URUAPAN, Mexico — The baby avocados in Enrique Bautista’s vast orchard in western Mexico will grow to maturity, eventually, and be shipped out of Mexico.
What remains to be seen is how many of those green gems will reach consumers in the United States if President Donald Trump makes good on his promise to slap duties on Mexican exports should the country fail to stem the tide of immigrants trying to reach the U.S.
The potential Trump tariffs would hit U.S. avocado lovers more than Mexican producers, Bautista said. Demand north of the border for Mexican avocados has proven very static: even when prices expand four-fold during the year, the fruit is still scooped up by U.S. devotees of avocado toast and guacamole.
Producers in Mexico believe a 5% — or even 25% — U.S. tariff on avocados will do little to dampen their sales.
“I think the bigger risk is for U.S. consumers” having to pay higher prices, said Bautista, 69, a second-generation avocado grower whose father was an early exporter of the fruit that has become a staple in the diets of millions of Americans.
The popularity of avocados has won the spreadable fruit the nickname “green gold” in Mexico, the world’s top producer.
The U.S. is the top export market for Mexican avocados, according to USDA data, consuming more than 74% of total exports. Japan absorbs at least 6% and Canada another 7% of the Mexican crop.
“Fortunately, the avocado is a fruit that’s in demand more every day around the world, that’s consumed in many other countries,” said Bautista, who gave The Associated Press a tour of his orchard in Uruapan in Michoacan state on Saturday. His avocados are shipped entirely to the U.S.
Mexican orchards yield 11 avocados for every one picked in California. Mexico also produces year-round, versus California’s usual eight-month season.
Production in California typically covers U.S. demand for avocados this time of year. But the 2019 crop in California was weak, with some growers reporting total failures due to record high temperatures last summer that destroyed much of the young fruit before maturity.
The California avocado season also started late, so Mexican producers have shipped much of their produce north since April in what is considered low season for Mexican avocados.

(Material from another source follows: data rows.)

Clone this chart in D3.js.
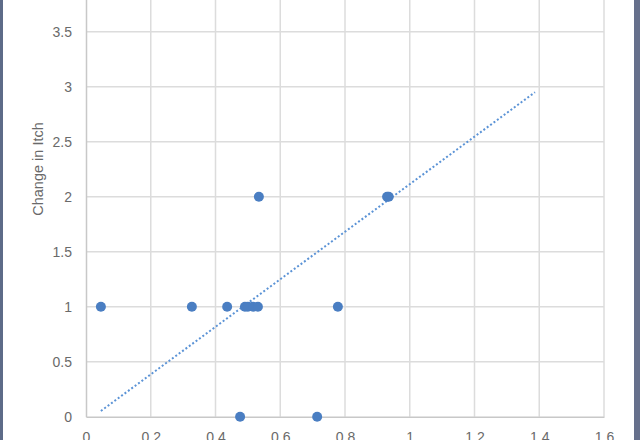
<!DOCTYPE html>
<html><head><meta charset="utf-8">
<script src="https://cdn.jsdelivr.net/npm/d3@7"></script>
<style>html,body{margin:0;padding:0;background:#fff;overflow:hidden}</style>
</head><body>
<svg id="c" width="640" height="440"></svg>
<script>
const xValues = [0.046, 0.327, 0.436, 0.491, 0.500, 0.516, 0.531, 0.534, 0.930, 0.935, 0.778, 0.476, 0.714];
const yValues = [1, 1, 1, 1, 1, 1, 1, 2, 2, 2, 1, 0, 0];
const trendX = [0.046, 1.387];
const trendY = [0.052, 2.95];
const xTicks = [0, 0.2, 0.4, 0.6, 0.8, 1, 1.2, 1.4, 1.6];
const yTicks = [0, 0.5, 1, 1.5, 2, 2.5, 3, 3.5];
const yMax = 4;
const yTitle = "Change in Itch";

const svg = d3.select("#c");
const x = d3.scaleLinear().domain([0, 1.6]).range([86, 604]);
const y = d3.scaleLinear().domain([0, yMax]).range([416.7, -23.3]);

// gridlines
svg.append("g").selectAll("line").data(xTicks.slice(1)).join("line")
  .attr("x1", d => x(d)).attr("x2", d => x(d)).attr("y1", y(yMax)).attr("y2", y(0))
  .attr("stroke", "#dcdcdc").attr("stroke-width", 1.5);
svg.append("g").selectAll("line").data(yTicks.slice(1).concat([yMax])).join("line")
  .attr("x1", x(0)).attr("x2", x(1.6)).attr("y1", d => y(d)).attr("y2", d => y(d))
  .attr("stroke", "#dcdcdc").attr("stroke-width", 1.5);

const font = "Liberation Sans, Arial, sans-serif";
// axes
const yAxis = d3.axisLeft(y).tickValues(yTicks).tickSize(0).tickPadding(14).tickFormat(d3.format("~g"));
const gy = svg.append("g").attr("transform", `translate(${x(0)},0)`).call(yAxis);
gy.select(".domain").attr("stroke", "#c8c8c8").attr("stroke-width", 1.5);
gy.selectAll("text").attr("fill", "#6a6a6a").style("font-family", font).style("font-size", "14px");

const xAxis = d3.axisBottom(x).tickValues(xTicks).tickSize(0).tickPadding(15).tickFormat(d3.format("~g"));
const gx = svg.append("g").attr("transform", `translate(0,${y(0)})`).call(xAxis);
gx.select(".domain").attr("stroke", "#c8c8c8").attr("stroke-width", 1.5);
gx.selectAll("text").attr("fill", "#6a6a6a").style("font-family", font).style("font-size", "14px");

// y title
svg.append("text").attr("transform", `translate(43,169) rotate(-90)`)
  .attr("text-anchor", "middle").attr("fill", "#6a6a6a")
  .style("font-family", font).style("font-size", "14.5px")
  .text(yTitle);

// trendline
svg.append("line")
  .attr("x1", x(trendX[0])).attr("y1", y(trendY[0]))
  .attr("x2", x(trendX[1])).attr("y2", y(trendY[1]))
  .attr("stroke", "#5b93d6").attr("stroke-width", 2).attr("stroke-dasharray", "2,2.2");

// points
const pts = xValues.map((v, i) => ({x: v, y: yValues[i]}));
svg.append("g").selectAll("circle").data(pts).join("circle")
  .attr("cx", d => x(d.x)).attr("cy", d => y(d.y)).attr("r", 5)
  .attr("fill", "#4a7ec2");

// frame edges
svg.append("rect").attr("x", 0).attr("y", 0).attr("width", 3).attr("height", 440).attr("fill", "#5d6b88");
svg.append("rect").attr("x", 634).attr("y", 0).attr("width", 6).attr("height", 440).attr("fill", "#66708c");
</script>
</body></html>
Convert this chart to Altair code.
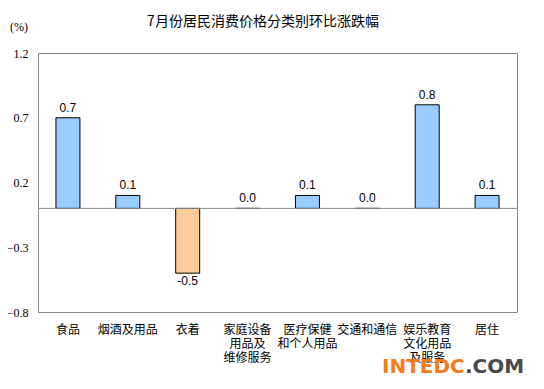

“We are living in a sellers’ market,” said Humberto Solorzano, a third-generation avocado producer also in Michoacan, where 80% of Mexican avocados are grown.
A weakening peso will shield U.S. consumers from higher avocado prices in the near-term, Solorzano figured, but eventually the cost of any tariffs would be absorbed throughout the supply chain, landing mostly on U.S. consumers. The peso plunged more than 3% against the dollar on Friday in the wake of Trump’s tweet promising tariffs on all Mexican goods.
On Friday, Mexican President Andrés Manuel López Obrador dispatched his foreign secretary to Washington to try to negotiate a truce and point out what Mexico has done to stem the flow of migrants. It has stepped up raids on migrant caravans traveling through the southern states of Chiapas and Oaxaca this year. It has deported thousands of migrants and frustrated thousands more who wait endlessly for permits that would allow them to travel legally through Mexico.
Trump’s tariff threat has also received pushback from U.S. businesses that rely on Mexican production.
Solorzano said exporters are looking for assurance despite the avocado’s privileged status as a “super-food.”
Frustrated by wild swings in Mexican avocado prices, Solorzano launched a mobile application in September that allows producers to share price information. AvoPrice already has 700 users, between packers and producers.
Producers here say the latest Trump missive has rattled the avocado market less than the president’s April threat to close the U.S.-Mexico border entirely — also because of record numbers of migrants, especially from Central America.
Then, Solorzano recalls, U.S. importers tried to stockpile avocados.
The U.S. consumer needs Mexican avocados, he said: “They don’t have another supply option.”